In the wake of the U.S. premiere of The Road of Promise, the English-language concert version of The Eternal Road, we asked the Artistic Director of the Collegiate Chorale, Ted Sperling, for his thoughts on the work and the Chorale's engagement with Weill. Sperling conducted and directed the premiere performances at Carnegie Hall, 6-7 May 2015, and has developed a reputation as an exponent of Weill's works, particularly those composed in the U.S. We present the brief interview below:

Q. What is extraordinary about The Road of Promise? What makes it a good fit for Collegiate Chorale?

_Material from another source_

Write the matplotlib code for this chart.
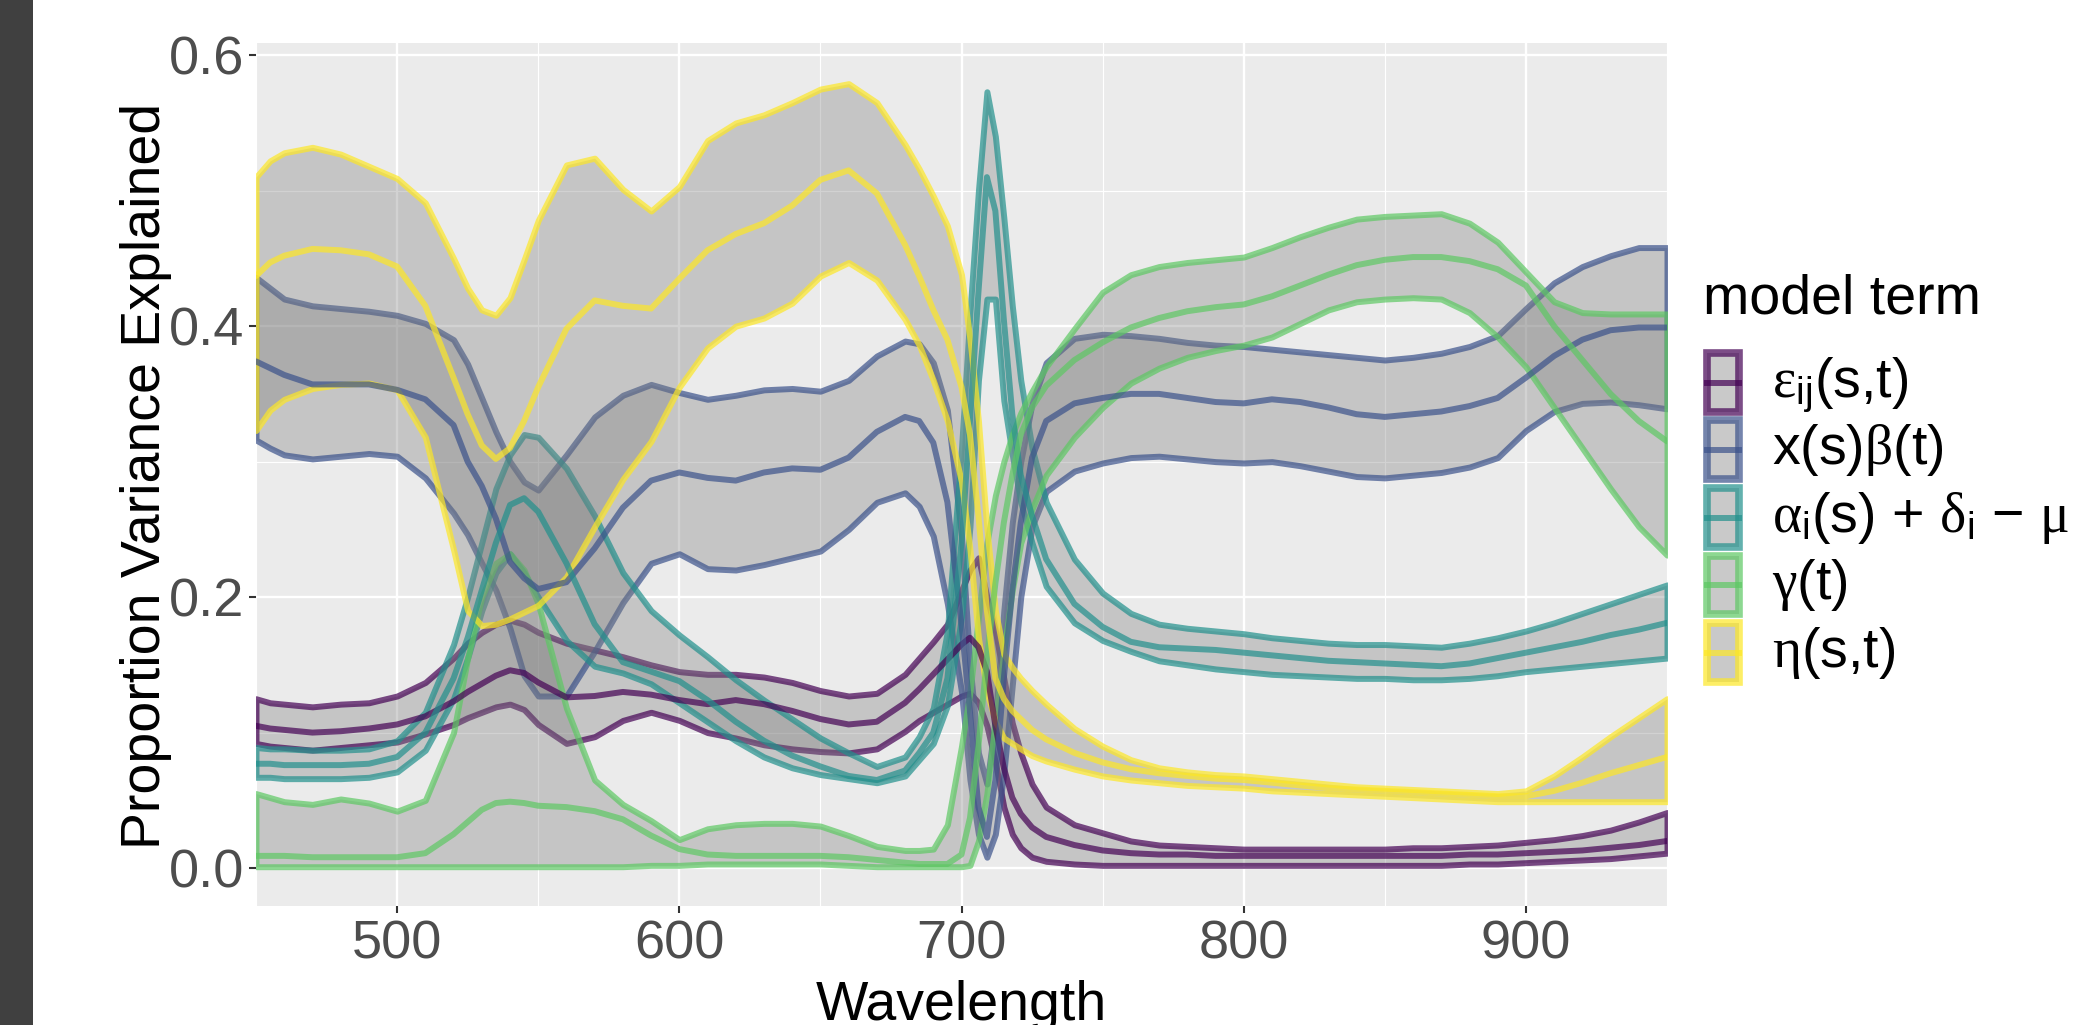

A. The Road of Promise is a perfect fit for us at The Collegiate Chorale: a neglected masterpiece by a composer we adore, requiring a large chorus--that's our wheelhouse! We at the Chorale (as well as I, personally) have a deep affection and affinity for the music of Kurt Weill, and are excited to have been chosen to premiere this piece in the United States. It’s tuneful and yet complex, challenging but very rewarding, and full of variety. And with recent unrest in Europe that echoes what was brewing in 1937 Germany, the subject matter is unfortunately just as timely now as it was then.

Q. Do you see it as closely related to other Weill works or more as off to one side?

A. It feels to me like a transitional work, drawing on the operatic language of Mahagonny, while looking forward to the Broadway audience this piece would be playing to. In a concert version, it certainly demands big singing by operatically trained voices, but also contains real songs, like Miriam's Song and the Song of Ruth.

Q. How are you approaching the storytelling of the piece? How do projections add to the performance?

A. We're keeping the three speaking characters (the Rabbi, Adversary and Thirteen-Year-Old Boy) onstage center throughout, to represent the congregation that is under attack. The other performers will stand on either side of them to bring the stories to life. They’ll be aided by the imagery projected on the back wall of the stage, drawn from paintings by great artists through the centuries that depict the events being sung.

Q. Why did you cast Lotte Lenya Competition prizewinners? What do they bring to the process?

A. We are very excited to include these three amazing singers. I've been a judge twice for the competition, and feel like the judging process of the team fits perfectly with what we look for at the Chorale: singing actors with strong technique in all areas, who are passionate about communicating the text through the music. They in their turn have immersed themselves in the musical language of Kurt Weill and his contemporaries, so they bring a real understanding of the material with them to the first rehearsal. It’s always thrilling to work with young talent like this!

Q. How would you characterize your experiences in performing Weill works with the Chorale?

A. As I mentioned above, we absolutely adore doing this music. We have performed The Firebrand of Florence and Knickerbocker Holiday already, and we look forward to performing many more works by this genius in the future.